# Annoying thing adout ADA Aquasoil...



## sanj (16 Sep 2008)

It is a pain in the backside when it comes to trying to keep shallow rooted plants like Hair grass and Glosso.

In my previous set up I got a great carpet of dwarf hairgrass, the substrate being silica sand over JBL Aquabasis. It held very well when doing maintenance. Not so with aquasoil and i now have bald patches. I think also perhaps the plant growth has slowed down somewhat so that i dont see roots developing as rapidly and this could be part of the problem. I have since upped the CO2.

I guess it is  a combination of things, fish dont help when rooting around, but in previous subtrate it would not have been an issue. 

I dont have this issue so much with other plants like inclufing Pogestimon helferi and various foreground crypts, but they have bigger root systems and are easier to anchor.

I use the Malaya version, not really sure that i have noticed visually any headway over the previous subtrate. Maybe i was expecting somthing more because of the way everyone raves about it on the internet. A bit like having high expectations over a film that has had lots of good reviews, you go to see it and it isnt as amazing as it was made out to be. I dont think it is a bad subsrate at all, but so far do not feel i have seen substantially better results over others like the JBL.

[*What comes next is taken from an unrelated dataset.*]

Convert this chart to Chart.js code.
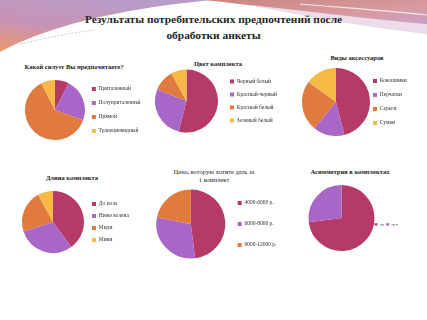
<!DOCTYPE html>
<html lang="ru">
<head>
    <meta charset="UTF-8">
    <title>Результаты потребительских предпочтений</title>
    <script src="https://cdn.jsdelivr.net/npm/chart.js@4.4.0/dist/chart.umd.min.js"></script>
    <style>
        html, body { margin: 0; padding: 0; }
        body {
            width: 427px;
            height: 320px;
            position: relative;
            overflow: hidden;
            background: #ffffff;
            font-family: "Liberation Serif", "DejaVu Serif", serif;
        }
        #decor { position: absolute; left: 0; top: 0; }
        .main-title {
            position: absolute;
            left: 0;
            width: 427px;
            text-align: center;
            font-size: 11.4px;
            font-weight: bold;
            color: #262626;
            line-height: 15px;
        }
        .chart-title {
            position: absolute;
            transform: translate(-50%, -50%);
            white-space: nowrap;
            text-align: center;
            font-size: 6.5px;
            font-weight: bold;
            color: #222;
            line-height: 8px;
        }
        canvas { position: absolute; }
    </style>
</head>
<body>
    <svg id="decor" width="427" height="60" viewBox="0 0 427 60">
        <defs>
            <linearGradient id="gLeft" x1="0.6" y1="0" x2="0" y2="1">
                <stop offset="0" stop-color="#b79cc9"/>
                <stop offset="0.55" stop-color="#c893b4"/>
                <stop offset="1" stop-color="#ec9866"/>
            </linearGradient>
            <linearGradient id="gRight" x1="0" y1="0" x2="1" y2="1">
                <stop offset="0" stop-color="#c98680"/>
                <stop offset="0.6" stop-color="#d89aa0"/>
                <stop offset="1" stop-color="#c9a0c8"/>
            </linearGradient>
        </defs>
        <path d="M0,0 L212,0 C170,4 110,12 62,27 C36,35 16,43 0,52 Z" fill="url(#gLeft)"/>
        <path d="M205,0 L427,0 L427,25 C370,20 290,10 205,0 Z" fill="url(#gRight)"/>
        <path d="M250,5 C330,14 390,21 427,24 L427,34 C380,29 310,18 250,5 Z" fill="#ecdcea"/>
        <path d="M300,4 C360,9 400,12 427,15" stroke="#f4e6ea" stroke-width="1.2" fill="none"/>
        <path d="M20,44 C45,38 70,33 95,30" stroke="#a9a9a9" stroke-width="0.6" stroke-dasharray="2,1.5" fill="none"/>
    </svg>

    <div class="main-title" style="top:12px;">Результаты потребительских предпочтений после</div>
    <div class="main-title" style="top:28px;">обработки анкеты</div>

    <div class="chart-title" style="left:74px; top:67px;">Какой силуэт Вы предпочитаете?</div>
    <div class="chart-title" style="left:218px; top:64px;">Цвет комплекта</div>
    <div class="chart-title" style="left:357px; top:58px;">Виды аксессуаров</div>
    <div class="chart-title" style="left:72px; top:178px;">Длина комплекта</div>
    <div class="chart-title" style="left:214px; top:176px; font-weight:normal;">Цена, которую хотите дать за<br>1 комплект</div>
    <div class="chart-title" style="left:350px; top:172px;">Асимметрия в комплектах</div>

    <canvas id="c1"></canvas>
    <canvas id="c2"></canvas>
    <canvas id="c3"></canvas>
    <canvas id="c4"></canvas>
    <canvas id="c5"></canvas>
    <canvas id="c6"></canvas>

    <script>
        // survey answers, percent of respondents
        const silhouetteLabels = ["Приталенный", "Полуприталенный", "Прямой", "Трапециевидный"];
        const silhouetteValues = [7.5, 23, 62, 7.5];

        const colorLabels = ["Черный белый", "Красный-черный", "Красный белый", "Зеленый белый"];
        const colorValues = [54, 27, 11, 8];

        const accessoryLabels = ["Кокошники", "Перчатки", "Серьги", "Сумки"];
        const accessoryValues = [46, 15, 24, 15];

        const lengthLabels = ["До пола", "Ниже колена", "Миди", "Мини"];
        const lengthValues = [40, 30, 22, 8];

        const priceLabels = ["4000-6000 р.", "6000-8000 р.", "9000-12000 р."];
        const priceValues = [48, 30, 22];

        const asymmetryLabels = ["да", "нет"];
        const asymmetryValues = [73, 27];

        const palette = ["#b63a68", "#a867c6", "#e07a3e", "#f6b945"];

        const legendFont = { family: "Liberation Serif", size: 5.5 };
        const legendBox = 4;

        // canvas box [left, top, w, h], left padding, page x of legend squares
        const panels = [
            { id: "c1", labels: silhouetteLabels, values: silhouetteValues,
              box: [15, 72, 130, 76], padLeft: 11.5, legendX: 80, radius: 30, gap: 8.5 },
            { id: "c2", labels: colorLabels, values: colorValues,
              box: [150, 63, 142, 76], padLeft: 0.5, legendX: 230, radius: 31.5, gap: 7.5 },
            { id: "c3", labels: accessoryLabels, values: accessoryValues,
              box: [298, 63, 129, 78], padLeft: 9.5, legendX: 373, radius: 34, gap: 8.5 },
            { id: "c4", labels: lengthLabels, values: lengthValues,
              box: [15, 186, 130, 72], padLeft: 5.5, legendX: 92, radius: 31, gap: 6.5 },
            { id: "c5", labels: priceLabels, values: priceValues,
              box: [150, 182, 132, 84], padLeft: 9.5, legendX: 236, radius: 34.5, gap: 15.5 }
        ];

        // widest legend item the way Chart.js measures it
        const measureCtx = document.createElement("canvas").getContext("2d");
        function widestItem(labels) {
            measureCtx.font = legendFont.size + "px " + legendFont.family;
            let w = 0;
            labels.forEach(t => { w = Math.max(w, measureCtx.measureText(t).width); });
            return legendBox + legendFont.size / 2 + w;
        }

        function makePie(canvas, labels, values, radius, layoutPad, legendOpts) {
            return new Chart(canvas, {
                type: "pie",
                data: {
                    labels: labels,
                    datasets: [{
                        data: values,
                        backgroundColor: palette.slice(0, values.length),
                        borderWidth: 0,
                        radius: radius,
                        clip: false
                    }]
                },
                options: {
                    responsive: false,
                    animation: false,
                    layout: { padding: layoutPad },
                    plugins: {
                        tooltip: { enabled: false },
                        legend: legendOpts
                    }
                }
            });
        }

        function placeCanvas(id, box) {
            const el = document.getElementById(id);
            el.width = box[2];
            el.height = box[3];
            el.style.left = box[0] + "px";
            el.style.top = box[1] + "px";
            return el;
        }

        panels.forEach(p => {
            const el = placeCanvas(p.id, p.box);
            const canvasRight = p.box[0] + p.box[2];
            const padRight = canvasRight - p.legendX - widestItem(p.labels) - 10;
            makePie(el, p.labels, p.values, p.radius,
                { left: p.padLeft, right: padRight, top: 0, bottom: 0 },
                {
                    position: "right",
                    align: "center",
                    labels: {
                        boxWidth: legendBox,
                        boxHeight: legendBox,
                        padding: p.gap,
                        color: "#333",
                        font: legendFont
                    }
                });
        });

        // asymmetry chart: legend items side by side
        const c6 = placeCanvas("c6", [283, 180, 144, 72]);
        makePie(c6, asymmetryLabels, asymmetryValues, 33,
            { left: -5, right: 27, top: 35.5, bottom: 26.5 },
            {
                position: "bottom",
                align: "end",
                labels: {
                    boxWidth: 3,
                    boxHeight: 3,
                    padding: 2,
                    color: "#333",
                    font: { family: "Liberation Serif", size: 4.6 }
                }
            });
    </script>
</body>
</html>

Anyway it annoying me at the moment over not anchoring Dwarf hairgrass and glosso very well, i try and re plant and so much just floats up again. Maybe it will eventually grow over fro mthe other areas.


----------



## jay (18 Sep 2008)

Just dig it right down and persevere, it'll grow out fine.
I know what you mean though, I'm looking at a clump of HC thats just floated loose as I type  

Just get it back in and eventually it'll anchor itself.


----------



## a1Matt (19 Sep 2008)

I have the same problems with gravel.

Sometimes I use patience, but often I just use plant weights


----------